This work outperforms STOKE, and STOKE outperformed existing methods including GCC, LLVM, ICC, traditional superoptimization, expert human, etc. That's why comparison with existing methods are omitted.
This work is also limited to Hacker's Delight and automatically generated programs, but so was STOKE. But STOKE readily extended to computational kernels in libm, BLAS, OpenSSL, ray tracer, computational fluid dynamics, etc. You can read about them on the link above. The next step would be applying the improvements to other STOKE tasks and more.
STOKE is an open source.
This is on the same type of dataset, as admittedly, these methods still don't scale all that well to extremely large programs.
You might also say that it's not science until it's been peer reviewed and this is a preprint from 2 weeks ago…
(edit 2: I've read the relevant papers now, and have corrected some of the stuff below. Corrections are in italics.)
The paper says that this system is built on top of STOKE, which uses the following verification method:
* Generate a random set of test cases
* Each intermediate code block gets instrumented and run on the host processor
* The intermediate code block are given a cost depending on how different their results are from those of the original block on the current test set, as well as an estimate of the running time
* If we get a code block which is correct on all the current test cases, we ask a theorem prover whether it's equivalent to the original one. If it isn't, the theorem prover spits out a test case which proves they're different, and we add that to the test set for future iterations.
Finally, the fastest few provably-correct results are output, where they can be further tested in a full run of the original program they were taken from.
The main room for error here is in the theorem proving step, which requires knowing the full semantics of the host's machine code. But it feels like that part should be share-able between different projects, as it's pretty much independent of the search method used.
Superoptimisation is an implementation detail, in the same way that existing compiler optimisations, JIT compilers, CPU branch predictors, etc. are optimisation details. The machine will behave according to the code you wrote, whether that code is correct or not.
For example, CompCert compiler will produce correct assembly from a correct, C program. A set of optimizations might be available for the middle passes. Let's say C program gets taken to form I for intermediate. We know I is correct because that's what CompCert does. Applying J = optimize(I) might break it semantically in process of trying to speed it up. J might not equal I in some way. So, strategy is to develop an equivalence check as strong as CompCert to do J = Optimize(I), If Equals(I, J), Then Return J, Else Return I.
An example of a project doing this for real-world stuff is effort to formalize and equivalence-check LLVM's intermediate code:
This work proves functional equivalence, so no test suite is necessary.
Imperfect or not, optimizing compilers do not require an objective function at all. The majority of computer programs do not have an objective function.

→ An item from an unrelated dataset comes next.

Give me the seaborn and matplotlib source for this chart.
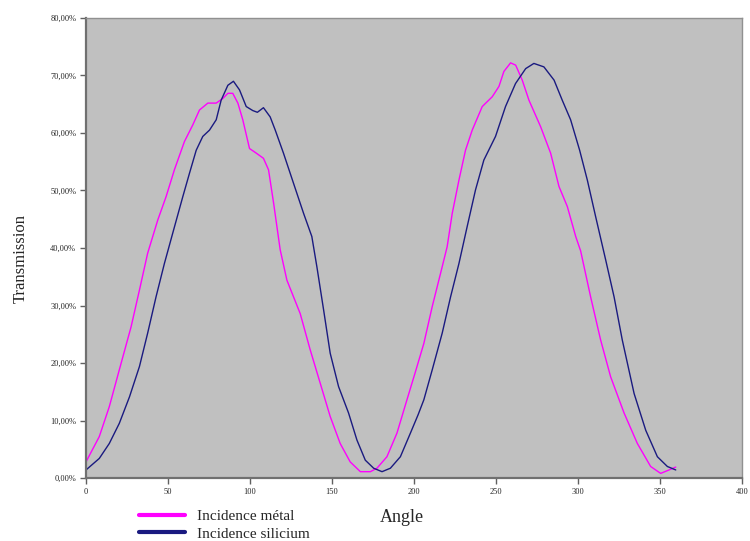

How does this claim mesh with this quote from the paper:
"""Stoke (Schkufza et al., 2013) performs black-box optimization of a cost function on the space of programs, represented as a series of instructions. Each instruction is composed of an opcode, specifying what to execute, and some operands, specifying the corresponding registers. Each given input program T defines a cost function. For a candidate program R called rewrite, the goal is to optimize the following cost function"""

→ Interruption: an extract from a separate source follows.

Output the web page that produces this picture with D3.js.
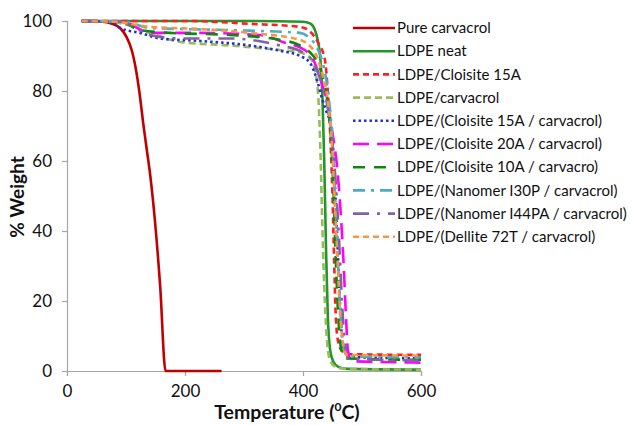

1. Given some chunk of a program, we should know ahead of time which I/O preserving transformations are available to us, because math.
2. Random search isn't going to find you some kind of Godel-esque situation where the optimized instructions are equivalent to the un-optimized ones in an unprovable way, especially when one of your steps is "prove equivalence."
So my question would be: why don't they just randomly apply I/O preserving transformations to the problem, skip the "output similarity" step, skip the theorem proving step, and just optimize against whatever actual performance benchmark they used?
If you find this bizarre, consider that your semantic preserving transformations should be able to do examples in Figure 12 and 13 of http://theory.stanford.edu/~aiken/publications/papers/asplos...
The problem is that the ranges pointed by x and y could (partially) overlap, in which case the SSE-based optimization is incorrect.
Edit: Even more damning, gcc actually does produce an equivalent optimal code sequence for me when the incoming pointers are correctly marked as restrict and -march=native is used. (Although perhaps that's due to different gcc versions; maybe a gcc improvement was inspired by that article.)
Edit #2: I see they actually discuss this in the main article text. Oh well, I'm leaving the comment here since the figure by itself is misleading.
I suppose one disadvantage of naive MCTS is that if it made a supoptimal decision near the root, correcting that mistake would require relearning the rest of the program from scratch.
Maybe there could be some bidirectional variant of MCTS, where you search from both the beginning and the end of the program and join the two fragments in the middle. If the two trees work independently, can they still learn to find the optimal solution?